— Start of ROWS —

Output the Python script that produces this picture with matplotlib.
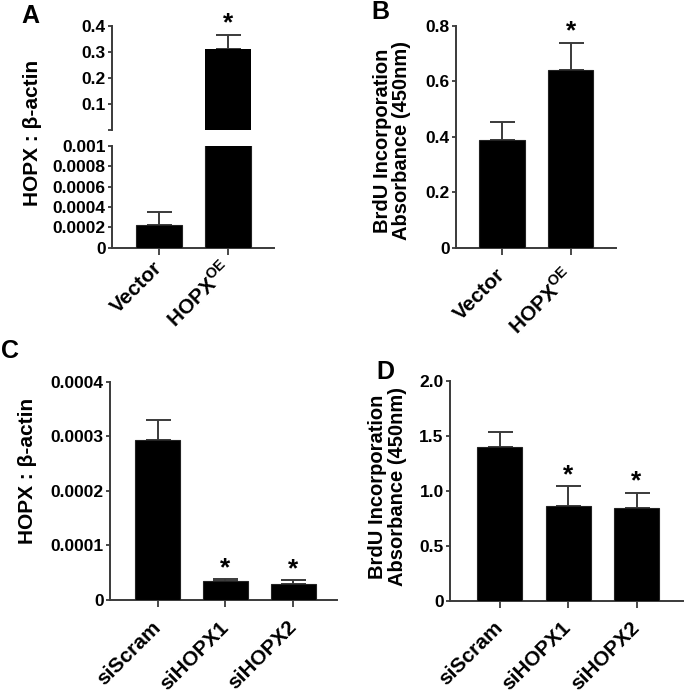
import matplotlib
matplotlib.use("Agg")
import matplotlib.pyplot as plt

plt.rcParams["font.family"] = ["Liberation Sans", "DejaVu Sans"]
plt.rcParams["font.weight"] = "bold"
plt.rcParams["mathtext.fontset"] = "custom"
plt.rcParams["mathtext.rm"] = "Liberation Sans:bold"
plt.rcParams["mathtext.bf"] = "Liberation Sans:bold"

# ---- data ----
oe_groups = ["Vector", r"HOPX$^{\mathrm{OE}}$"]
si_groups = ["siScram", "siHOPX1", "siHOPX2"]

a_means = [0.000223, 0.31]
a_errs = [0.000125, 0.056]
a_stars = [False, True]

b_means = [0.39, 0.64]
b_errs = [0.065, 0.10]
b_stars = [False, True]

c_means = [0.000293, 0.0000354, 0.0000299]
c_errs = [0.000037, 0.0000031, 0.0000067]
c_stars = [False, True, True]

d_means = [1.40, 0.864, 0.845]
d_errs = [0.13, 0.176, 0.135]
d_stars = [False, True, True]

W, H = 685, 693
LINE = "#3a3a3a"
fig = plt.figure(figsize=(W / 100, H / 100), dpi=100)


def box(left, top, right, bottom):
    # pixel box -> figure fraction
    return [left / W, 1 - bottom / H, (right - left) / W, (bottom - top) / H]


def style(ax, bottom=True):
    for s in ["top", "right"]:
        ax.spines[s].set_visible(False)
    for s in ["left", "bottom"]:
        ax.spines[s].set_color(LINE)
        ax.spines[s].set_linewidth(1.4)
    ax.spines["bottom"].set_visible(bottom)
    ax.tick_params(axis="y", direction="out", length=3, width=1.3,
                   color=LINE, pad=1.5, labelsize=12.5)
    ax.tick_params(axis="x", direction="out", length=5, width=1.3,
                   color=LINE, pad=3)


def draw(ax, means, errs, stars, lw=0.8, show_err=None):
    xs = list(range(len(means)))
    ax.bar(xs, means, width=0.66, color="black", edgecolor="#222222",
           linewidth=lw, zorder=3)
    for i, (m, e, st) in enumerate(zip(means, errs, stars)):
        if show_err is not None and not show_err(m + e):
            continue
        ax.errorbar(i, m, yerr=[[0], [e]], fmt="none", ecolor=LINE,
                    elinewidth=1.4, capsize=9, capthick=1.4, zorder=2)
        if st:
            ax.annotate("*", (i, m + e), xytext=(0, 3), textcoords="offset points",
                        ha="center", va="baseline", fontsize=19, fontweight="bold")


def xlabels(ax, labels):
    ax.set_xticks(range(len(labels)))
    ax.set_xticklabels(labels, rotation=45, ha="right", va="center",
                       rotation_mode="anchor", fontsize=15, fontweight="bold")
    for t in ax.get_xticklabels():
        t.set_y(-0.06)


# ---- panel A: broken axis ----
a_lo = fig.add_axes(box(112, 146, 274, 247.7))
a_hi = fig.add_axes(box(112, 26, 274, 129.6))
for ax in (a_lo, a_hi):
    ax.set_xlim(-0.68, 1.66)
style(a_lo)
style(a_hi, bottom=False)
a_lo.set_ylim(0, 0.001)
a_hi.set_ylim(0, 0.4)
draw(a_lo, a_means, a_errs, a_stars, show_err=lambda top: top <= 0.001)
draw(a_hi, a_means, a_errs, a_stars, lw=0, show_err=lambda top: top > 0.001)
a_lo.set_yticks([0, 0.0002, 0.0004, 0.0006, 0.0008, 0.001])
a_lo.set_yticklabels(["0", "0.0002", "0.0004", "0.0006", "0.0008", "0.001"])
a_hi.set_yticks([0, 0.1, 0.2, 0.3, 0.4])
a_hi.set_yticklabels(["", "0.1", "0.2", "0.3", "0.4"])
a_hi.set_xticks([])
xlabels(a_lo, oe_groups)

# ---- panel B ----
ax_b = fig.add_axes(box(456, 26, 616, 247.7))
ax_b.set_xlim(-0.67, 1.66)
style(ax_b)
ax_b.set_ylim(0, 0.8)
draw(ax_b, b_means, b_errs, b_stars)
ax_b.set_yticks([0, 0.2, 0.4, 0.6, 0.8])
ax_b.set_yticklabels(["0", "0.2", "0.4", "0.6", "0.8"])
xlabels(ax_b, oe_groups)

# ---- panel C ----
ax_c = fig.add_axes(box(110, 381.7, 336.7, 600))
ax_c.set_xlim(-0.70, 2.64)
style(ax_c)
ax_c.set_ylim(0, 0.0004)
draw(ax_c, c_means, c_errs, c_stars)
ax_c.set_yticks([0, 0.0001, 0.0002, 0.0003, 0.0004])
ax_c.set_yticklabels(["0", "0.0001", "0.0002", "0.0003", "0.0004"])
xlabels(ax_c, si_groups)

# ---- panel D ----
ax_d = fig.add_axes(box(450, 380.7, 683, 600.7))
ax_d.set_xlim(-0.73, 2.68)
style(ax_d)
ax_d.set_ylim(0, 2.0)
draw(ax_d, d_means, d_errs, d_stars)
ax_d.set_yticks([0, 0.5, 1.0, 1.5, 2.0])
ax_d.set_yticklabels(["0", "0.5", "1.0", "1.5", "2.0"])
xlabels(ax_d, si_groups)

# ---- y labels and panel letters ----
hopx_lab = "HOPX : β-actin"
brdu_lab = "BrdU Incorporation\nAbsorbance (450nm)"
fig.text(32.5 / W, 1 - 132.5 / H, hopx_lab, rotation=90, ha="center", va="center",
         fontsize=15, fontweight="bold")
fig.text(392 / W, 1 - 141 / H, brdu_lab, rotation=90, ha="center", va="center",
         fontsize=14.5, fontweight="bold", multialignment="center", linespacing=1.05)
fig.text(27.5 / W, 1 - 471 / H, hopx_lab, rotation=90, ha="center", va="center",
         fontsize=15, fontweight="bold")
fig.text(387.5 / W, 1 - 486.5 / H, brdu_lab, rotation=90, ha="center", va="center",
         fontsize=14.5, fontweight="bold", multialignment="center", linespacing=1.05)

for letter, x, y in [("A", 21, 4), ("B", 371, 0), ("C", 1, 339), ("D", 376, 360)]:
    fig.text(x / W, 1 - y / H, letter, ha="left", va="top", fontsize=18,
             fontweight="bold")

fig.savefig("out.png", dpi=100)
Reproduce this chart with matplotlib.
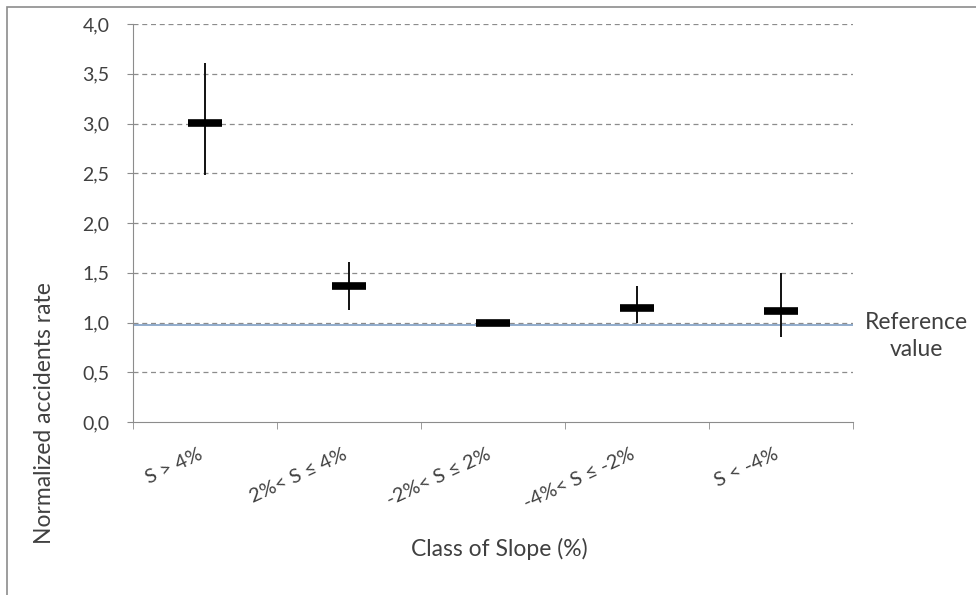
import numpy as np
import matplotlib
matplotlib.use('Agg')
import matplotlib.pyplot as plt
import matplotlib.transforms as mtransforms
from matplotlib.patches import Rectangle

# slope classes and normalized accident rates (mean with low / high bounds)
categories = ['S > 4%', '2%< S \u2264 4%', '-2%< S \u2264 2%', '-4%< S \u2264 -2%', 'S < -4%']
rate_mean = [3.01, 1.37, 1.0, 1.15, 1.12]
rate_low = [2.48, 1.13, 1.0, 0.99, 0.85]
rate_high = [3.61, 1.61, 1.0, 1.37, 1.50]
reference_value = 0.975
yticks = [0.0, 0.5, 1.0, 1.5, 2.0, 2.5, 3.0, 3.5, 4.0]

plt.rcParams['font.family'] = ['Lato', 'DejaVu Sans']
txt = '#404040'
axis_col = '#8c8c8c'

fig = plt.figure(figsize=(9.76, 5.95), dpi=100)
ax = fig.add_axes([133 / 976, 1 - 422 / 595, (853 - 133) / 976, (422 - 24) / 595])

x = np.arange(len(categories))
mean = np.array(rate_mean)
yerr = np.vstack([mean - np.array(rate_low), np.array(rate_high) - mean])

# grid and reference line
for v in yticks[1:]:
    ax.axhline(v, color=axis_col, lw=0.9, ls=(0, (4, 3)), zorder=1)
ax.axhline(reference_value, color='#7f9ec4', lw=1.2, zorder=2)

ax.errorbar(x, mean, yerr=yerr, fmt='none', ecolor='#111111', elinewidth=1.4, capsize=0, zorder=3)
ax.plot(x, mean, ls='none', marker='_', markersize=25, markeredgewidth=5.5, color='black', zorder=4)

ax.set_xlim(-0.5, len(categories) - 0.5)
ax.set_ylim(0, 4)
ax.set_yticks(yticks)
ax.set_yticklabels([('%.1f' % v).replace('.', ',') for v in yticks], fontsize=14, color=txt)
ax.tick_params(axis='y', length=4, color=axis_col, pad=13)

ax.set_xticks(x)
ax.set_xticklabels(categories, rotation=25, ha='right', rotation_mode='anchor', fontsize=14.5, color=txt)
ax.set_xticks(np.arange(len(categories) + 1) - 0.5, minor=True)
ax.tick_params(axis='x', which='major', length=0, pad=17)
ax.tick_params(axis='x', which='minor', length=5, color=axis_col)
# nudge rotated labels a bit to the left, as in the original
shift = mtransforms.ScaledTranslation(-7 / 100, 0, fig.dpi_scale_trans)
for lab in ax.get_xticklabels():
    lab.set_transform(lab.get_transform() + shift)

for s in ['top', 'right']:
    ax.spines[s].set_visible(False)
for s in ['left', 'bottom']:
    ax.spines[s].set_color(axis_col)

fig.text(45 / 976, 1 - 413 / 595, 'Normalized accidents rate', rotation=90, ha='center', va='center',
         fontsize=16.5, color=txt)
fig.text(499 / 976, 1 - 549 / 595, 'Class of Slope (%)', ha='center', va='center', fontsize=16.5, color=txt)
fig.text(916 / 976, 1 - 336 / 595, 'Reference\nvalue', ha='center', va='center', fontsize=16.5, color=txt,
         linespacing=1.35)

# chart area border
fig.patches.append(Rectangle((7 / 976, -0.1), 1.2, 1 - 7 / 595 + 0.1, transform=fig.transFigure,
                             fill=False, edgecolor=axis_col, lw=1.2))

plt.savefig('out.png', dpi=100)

— End of ROWS —

GIVEN EXERCISE: Above are some records. Reproduce the lines from the one with "Reproduce this chart with matplotlib." down to the one with "ax.tick_params(axis='y', length=4, color=axis_col, pad=13)", keeping both, and leave every picture out.

TASK ANSWER:
Reproduce this chart with matplotlib.
import numpy as np
import matplotlib
matplotlib.use('Agg')
import matplotlib.pyplot as plt
import matplotlib.transforms as mtransforms
from matplotlib.patches import Rectangle

# slope classes and normalized accident rates (mean with low / high bounds)
categories = ['S > 4%', '2%< S \u2264 4%', '-2%< S \u2264 2%', '-4%< S \u2264 -2%', 'S < -4%']
rate_mean = [3.01, 1.37, 1.0, 1.15, 1.12]
rate_low = [2.48, 1.13, 1.0, 0.99, 0.85]
rate_high = [3.61, 1.61, 1.0, 1.37, 1.50]
reference_value = 0.975
yticks = [0.0, 0.5, 1.0, 1.5, 2.0, 2.5, 3.0, 3.5, 4.0]

plt.rcParams['font.family'] = ['Lato', 'DejaVu Sans']
txt = '#404040'
axis_col = '#8c8c8c'

fig = plt.figure(figsize=(9.76, 5.95), dpi=100)
ax = fig.add_axes([133 / 976, 1 - 422 / 595, (853 - 133) / 976, (422 - 24) / 595])

x = np.arange(len(categories))
mean = np.array(rate_mean)
yerr = np.vstack([mean - np.array(rate_low), np.array(rate_high) - mean])

# grid and reference line
for v in yticks[1:]:
    ax.axhline(v, color=axis_col, lw=0.9, ls=(0, (4, 3)), zorder=1)
ax.axhline(reference_value, color='#7f9ec4', lw=1.2, zorder=2)

ax.errorbar(x, mean, yerr=yerr, fmt='none', ecolor='#111111', elinewidth=1.4, capsize=0, zorder=3)
ax.plot(x, mean, ls='none', marker='_', markersize=25, markeredgewidth=5.5, color='black', zorder=4)

ax.set_xlim(-0.5, len(categories) - 0.5)
ax.set_ylim(0, 4)
ax.set_yticks(yticks)
ax.set_yticklabels([('%.1f' % v).replace('.', ',') for v in yticks], fontsize=14, color=txt)
ax.tick_params(axis='y', length=4, color=axis_col, pad=13)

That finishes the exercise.